The idea behind Thug Notes was always that ‘the joke is that there is no joke…’ because the analysis is just so accurate and so smart. – Jared Bauer

On the YouTube series, Thug Notes, Greg Edwards, plays Dr. Sparky Sweets, PhD, a gangster professor who delivers thoughtful analyses of classical literature in the idiom of hip-hop. Each of the 61 episodes, written by Jared Bauer and Joseph Salvaggio, features a 5-minute plot summary and analysis of a classic novel.  Episodes from the series have been viewed over 16,000,000 times on YouTube, and written up in the New York Times, the Huffington Post, and The Independent. On video after video, viewers have commented, “Why can’t Sparky be MY teacher?”

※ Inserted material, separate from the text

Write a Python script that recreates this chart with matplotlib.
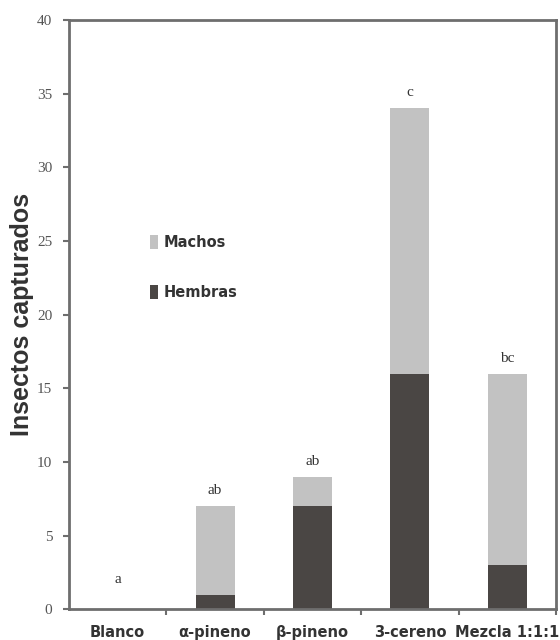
import matplotlib
matplotlib.use("Agg")
import matplotlib.pyplot as plt
from matplotlib.patches import Patch

categories = ["Blanco", "α-pineno", "β-pineno", "3-cereno", "Mezcla 1:1:1"]
hembras = [0, 1, 7, 16, 3]
machos = [0, 6, 2, 18, 13]
letters = ["a", "ab", "ab", "c", "bc"]
y_ticks = [0, 5, 10, 15, 20, 25, 30, 35, 40]

c_machos = "#c2c2c2"
c_hembras = "#4a4644"
c_axis = "#6e6e6e"

fig = plt.figure(figsize=(5.6, 6.4), dpi=100)
ax = fig.add_axes([0.123, 0.048, 0.870, 0.921])

x = list(range(len(categories)))
width = 0.4
ax.bar(x, hembras, width, color=c_hembras, zorder=2)
ax.bar(x, machos, width, bottom=hembras, color=c_machos, zorder=2)

totals = [h + m for h, m in zip(hembras, machos)]
for xi, t, lab in zip(x, totals, letters):
    y = t + 0.6 if t > 0 else 1.6
    ax.text(xi, y, lab, ha="center", va="bottom", family="Liberation Serif",
            fontsize=11, color="#333333")

ax.set_xlim(-0.5, 4.5)
ax.set_ylim(0, 40)
ax.set_yticks(y_ticks)
ax.set_yticklabels([str(v) for v in y_ticks], family="Liberation Serif",
                   fontsize=11, color="#555555")
ax.set_xticks(x)
ax.set_xticklabels(categories, family="DejaVu Sans", fontweight="bold",
                   fontsize=10.5, color="#333333")
ax.set_xticks([i + 0.5 for i in x], minor=True)
ax.tick_params(axis="x", which="major", length=0, pad=11)
ax.tick_params(axis="x", which="minor", length=4, width=1.5, color=c_axis,
               direction="out")
ax.tick_params(axis="y", length=4, width=1.5, color=c_axis, direction="out",
               pad=8)

for s in ax.spines.values():
    s.set_color(c_axis)
    s.set_linewidth(2)

ax.set_ylabel("Insectos capturados", family="Liberation Sans",
              fontweight="bold", fontsize=18, color="#333333", labelpad=2)

handles = [Patch(facecolor=c_machos, label="Machos"),
           Patch(facecolor=c_hembras, label="Hembras")]
leg = ax.legend(handles=handles, loc="upper left", bbox_to_anchor=(0.14, 0.657),
                frameon=False, handlelength=0.5, handleheight=1.1,
                handletextpad=0.45, labelspacing=2.38,
                prop={"family": "DejaVu Sans", "weight": "bold", "size": 10.5})
for t in leg.get_texts():
    t.set_color("#333333")

fig.savefig("out.png", dpi=100)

The particular brilliance of Thug Notes is in the way the creators meld academic style with urban language to make literary themes and character both memorable and relevant.  In his introduction to an episode on Oedipus, Dr. Sweets sums up the plot of Greek tragedy with cutting clarity: “Today, we searching for some motherf***ing truth.”  It’s as though Sparky is able to  verbalize exactly how literary characters would experience emotions if they were, well, rapping about them.  Referring to Raskolnikov’s guilt in Crime and Punishment, Sparky explains, “…homeboy think he can ghost a b**** and not trip.”  Hamlet is only “all crunk” because his “momma’s actin’ like a ho.”  This vernacular, it seems, helps students to not only remember literary plots, but also to enjoy and identify with them. One viewer, commenting on Sparky’s review of Heart of Darkness, exclaimed, “You interpreted the text better than Francis Ford Coppola in Apocalypse Now.”

The show’s creative team has repeatedly voiced their dedication to “showing that even highbrow academic concepts can be communicated in a clear and open fashion.” Acclaim connected with Jared and Greg about writing the series, the creative process, and what the books mean to them.

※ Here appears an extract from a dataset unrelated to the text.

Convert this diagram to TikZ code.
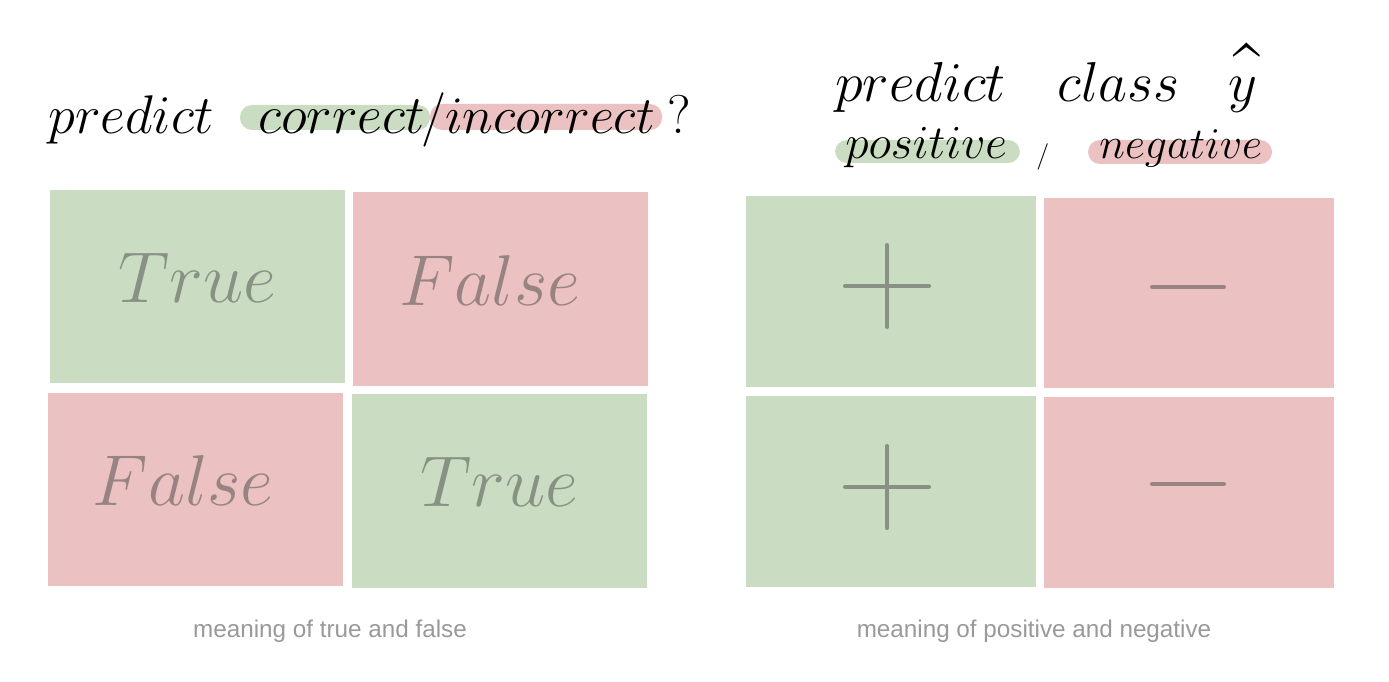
\RequirePackage{fix-cm}
\documentclass[tikz,border=0pt]{standalone}
\usepackage{fontspec}
\newfontfamily\capfont{Liberation Sans}
\usepackage{tikz}
\usetikzlibrary{positioning}

\definecolor{okgreen}{HTML}{CADDC2}
\definecolor{badred}{HTML}{EBC1C1}

\begin{document}
\begin{tikzpicture}[
  x=0.02cm, y=-0.02cm,
  cell/.style={minimum width=5.9cm, minimum height=3.88cm, inner sep=0pt, text depth=0.36cm,
    font=\fontsize{41}{48}\selectfont, text=black!72, text opacity=0.5},
  pcell/.style={minimum width=5.8cm, minimum height=3.82cm, inner sep=0pt},
  sign/.style={draw=black!72, draw opacity=0.5, line width=2.3pt, line cap=round},
  word/.style={anchor=base west, inner sep=0pt, font=\fontsize{31}{36}\selectfont},
  sword/.style={anchor=base west, inner sep=0pt, font=\fontsize{27}{32}\selectfont},
  hl/.style={rounded corners=0.24cm},
  caption/.style={anchor=base, inner sep=0pt, font=\capfont\fontsize{13.8}{16}\selectfont, text=black!40}
]
  \useasboundingbox (0,0) rectangle (1389,682);

  % left: true / false
  \fill[okgreen, hl] (240,105) rectangle (430,130);
  \fill[badred, hl] (430,104) rectangle (662,130);
  \node[word] (lpred) at (48,134) {$predict$};
  \node[word] (lcorr) at (258,134) {$correct$};
  \node[word] (lslash) at (421,134) {$/$};
  \node[word, font=\fontsize{30}{36}\selectfont] (linc) at (445,134) {$incorrect$};
  \node[word] (lq) at (667,134) {$?$};

  \node[cell, fill=okgreen] (tt1) at (197.5,286.5) {$True$};
  \node[cell, fill=badred] (tf1) at (500.5,289) {$False\hspace{12pt}$};
  \node[cell, fill=badred] (tf2) at (195.5,489.5) {$False\hspace{14pt}$};
  \node[cell, fill=okgreen] (tt2) at (499.5,491) {$True$};
  \node[caption] (lcap) at (330,637) {meaning of true and false};

  % right: positive / negative
  \node[word, font=\fontsize{32}{36}\selectfont] (rpred) at (835,102) {$predict$};
  \node[word, font=\fontsize{32}{36}\selectfont] (rclass) at (1057,102) {$class$};
  \node[word, font=\fontsize{32}{36}\selectfont] (ryhat) at (1228,102)
    {\rlap{\hspace{2.8pt}\raisebox{0pt}{\scalebox{0.85}[1.4]{\textasciicircum}}}$y$};
  \fill[okgreen, hl] (835,140) rectangle (1020,163);
  \fill[badred, hl] (1088,140) rectangle (1272,164);
  \node[sword] (rpos) at (845,159) {$positive$};
  \node[anchor=base west, inner sep=0pt, font=\fontsize{15}{18}\selectfont] (rslash) at (1036,164) {$/$};
  \node[sword, font=\fontsize{25}{30}\selectfont] (rneg) at (1099,159) {$negative$};

  \node[pcell, fill=okgreen] (pp1) at (891,291.5) {};
  \node[pcell, fill=badred] (nn1) at (1189,293) {};
  \node[pcell, fill=okgreen] (pp2) at (891,491.5) {};
  \node[pcell, fill=badred] (nn2) at (1189,492.5) {};
  \draw[sign] (845,286) -- (929,286) (887,245) -- (887,327);
  \draw[sign] (1152,287) -- (1224,287);
  \draw[sign] (845,487) -- (929,487) (887,446) -- (887,528);
  \draw[sign] (1152,484) -- (1224,484);
  \node[caption] (rcap) at (1034,637) {meaning of positive and negative};
\end{tikzpicture}
\end{document}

Acclaim: Tell us a little bit about how the two of you, Jacob Salomon [the producer], and Joseph Salvaggio all connected in the first place? How did you guys get the ground running with the program?

Greg: Jared and Jacob were working on a pilot called Totally Biased. Jared already had the idea for Thug Notes, and he asked the head writer, Kevin Avery, if he knew any actors who would be perfect for the role. Kevin gave Jared and Jacob my info, and Jared hit me up with a round of auditions, and yeah! That’s how it started.

VIDEO: To Kill a Mockingbird
“Scout’s Papa is some righteous lawyer with the bad-ass name of Atticus”

Acclaim: And Jared, how did you come up with the idea for the program?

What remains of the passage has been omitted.